OE Editorials: May Day - A Time To Reflect For Irish Business
Updated: Jun 6, 2021

May 1st: a day of joy, maypoles and the last days of spring, or the first day of summer depending on your calendar. In this country a day of family and community, a day to relax and look forward to the sunny weather and good months ahead.
In addition to this it is a day of labour, a day to commemorate the achievements of those people who fought for man's right to earn a living humanely and direct his own destiny with dignity and pride. It looks back on people like Robert Owen, the Welsh textile manufacturer who campaigned for the rights of the worker during the industrial revolution, coining the slogan, "Eight hours' labour, Eight hours' recreation, Eight hours' rest", a move away from the institutions of slavery and indentured servitude and towards far greater rights for every person to stand on their own two feet as a sovereign human being.

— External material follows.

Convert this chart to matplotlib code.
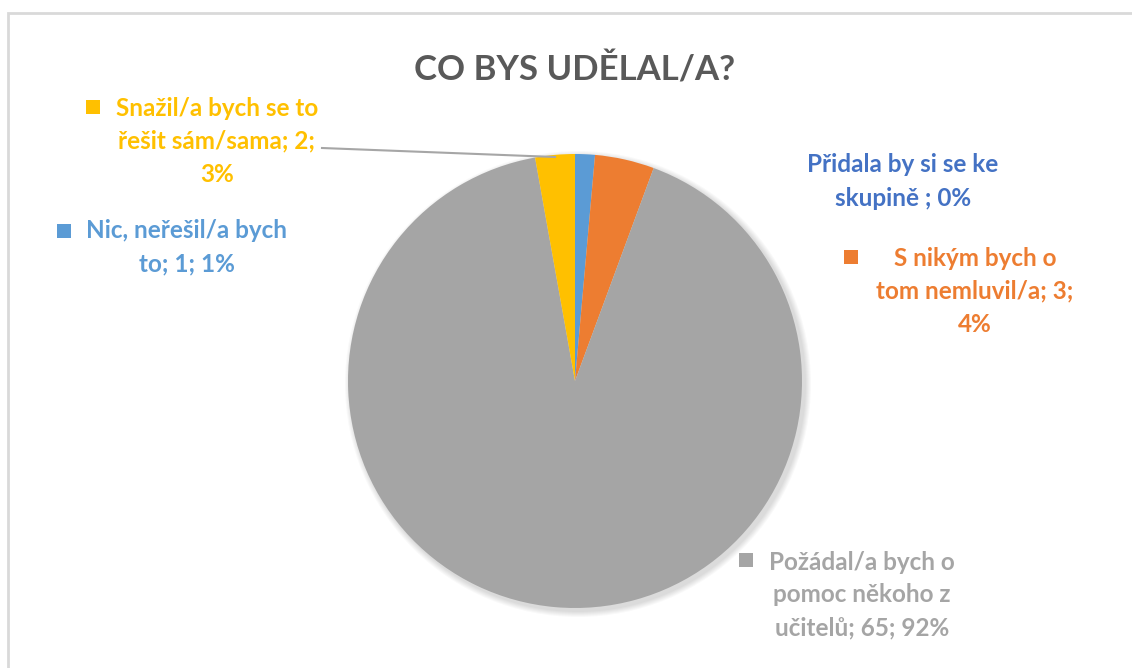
"""
Pie chart: CO BYS UDĚLAL/A? (survey answers with counts and shares)
"""

import matplotlib
matplotlib.use("Agg")  # headless backend
import matplotlib.pyplot as plt
from matplotlib.patches import Rectangle, Circle

# --- data -------------------------------------------------------------------
title = "CO BYS UDĚLAL/A?"
categories = [
    "Přidala by si se ke skupině ",
    "Nic, neřešil/a bych to",
    "S nikým bych o tom nemluvil/a",
    "Požádal/a bych o pomoc někoho z učitelů",
    "Snažil/a bych se to řešit sám/sama",
]
counts = [0, 1, 3, 65, 2]
colors = ["#4472C4", "#5B9BD5", "#ED7D31", "#A5A5A5", "#FFC000"]
# data label text as it is wrapped in the chart
label_lines = [
    ["Přidala by si se ke", "skupině ; 0%"],
    ["Nic, neřešil/a bych", "to; 1; 1%"],
    ["S nikým bych o", "tom nemluvil/a; 3;", "4%"],
    ["Požádal/a bych o", "pomoc někoho z", "učitelů; 65; 92%"],
    ["Snažil/a bych se to", "řešit sám/sama; 2;", "3%"],
]

# --- layout (pixels, y measured from top) -----------------------------------
W, H = 1132, 668
center = (575, 381)
radius = 227
label_pos = [(903, 165), (187, 231), (975, 258), (862, 562), (217, 108)]
key_pos = [None, (64, 231), (851, 257), (746, 560), (93, 107)]
line_step = 33
FONT = ["Lato", "DejaVu Sans"]


def fy(y):
    """Pixel y (from top) to axes data y."""
    return H - y


fig = plt.figure(figsize=(W / 100, H / 100), dpi=100)
ax = fig.add_axes([0, 0, 1, 1])

# chart border
ax.add_patch(Rectangle((8, -10), W + 20, fy(13) + 10, fill=False,
                       edgecolor="#D9D9D9", linewidth=2))

# soft shadow behind the pie
for k in range(6):
    ax.add_patch(Circle((center[0] + 3, fy(center[1] + 3)), radius + 1 + k,
                        color="black", alpha=0.025, linewidth=0, zorder=1))

ax.pie(counts, colors=colors, startangle=90, counterclock=False,
       center=(center[0], fy(center[1])), radius=radius, frame=True,
       wedgeprops=dict(linewidth=0, zorder=2))
ax.set_xlim(0, W)
ax.set_ylim(0, H)
ax.set_aspect("equal")
ax.axis("off")

# title
ax.text(575, fy(70), title, ha="center", va="center", fontsize=25,
        fontweight="bold", color="#595959", family=FONT)

# leader line for the small yellow slice
ax.plot([322, 555], [fy(148), fy(157)], color="#A6A6A6", linewidth=1.5,
        zorder=3)

# data labels
for lines, (x, y), key, col in zip(label_lines, label_pos, key_pos, colors):
    for i, line in enumerate(lines):
        ax.text(x, fy(y + i * line_step), line, ha="center", va="center",
                fontsize=17.5, fontweight="bold", color=col, family=FONT)
    if key is not None:
        ax.add_patch(Rectangle((key[0] - 7, fy(key[1]) - 7), 14, 14,
                               color=col, linewidth=0))

fig.savefig("out.png", dpi=100)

In Ireland it remembers figures such as Jim Larkin, who formed the Irish Transport and General Workers' Union in 1909 and was involved in the historic Dublin lock-out, in which William Martin Murphy and a group of around 300 employees barred members or suspected members of the ITGWU from work. A turbulent time in Irish history, it was set against the backdrop of a nation in which great numbers of people had migrated to Dublin in order to work and feed their families, suffering the abhorrent conditions of the tenements, where people were forced to live in extremely tight spaces and were beset by terrible disease resulting from poor diet and sanitation.
It is worth looking back on the history of our nation, then, and reflecting on this day of labour on how radically things have changed since then. In 2021 the script seems to have flipped, we are no longer locked out but locked down, and while the situation is vastly different to the days of the first Industrial Revolution we face severe challenges of a different kind facing into what has been termed the Fourth Industrial Revolution, or Industry 4.0.
Rather than fighting for the right to work humane hours and rest adequately as our ancestors did, we now face a fight to work at all. With unemployment skyrocketing in the wake of the Covid-19 pandemic and the vast majority of physical business and anything deemed “non-essential” by the Irish government, people have been taken under the wing of the state, told to stay at home receiving Pandemic Unemployment Payment while the whole thing blows over. There is a real sense that, in a world becoming more digitised by the day, certain industries such as hospitality and tourism have been deemed to have served their purpose and are marked down to be retired and labelled a thing of the past.
Notable in their absence during this time are figures like Owen or Larkin, individuals who will stand up and state with conviction that every living adult has the fundamental right to do a fair day's work for a fair day's pay. With support for those who have lost their jobs due to end on June 30th, it is high time that individuals in their mould came forward to ask hard questions about what the future is of Irish business heading into the rest of this decade.
It is worth considering also that we are still in a level 5 lockdown in this country as of today, with the vast majority of brick and mortar establishments still not allowed to open their doors. While there is talk of easing restrictions on the horizon, there is still no real end in sight, no date where Irish business can get back up and running and begin to pick up the pieces of the economic destruction of the last year of closures.
The hard reality is that the longer we are in this situation the more Irish residents will become dependent on the state to pay their bills, to feed their families. We don't need to look too far back in history to understand why this lack of agency is so inherently dangerous, or where it could likely lead if the problems we face are allowed to continue to develop and deepen.
Our ancestors fought to place the power to decide in the hands of the labourer, to decide how much of their energy they were willing to give to their employers, and to be able to direct his or her own affairs with dignity without the interference of some ruling force. We stand in a much different world in Ireland 2021, but the principle remains the same.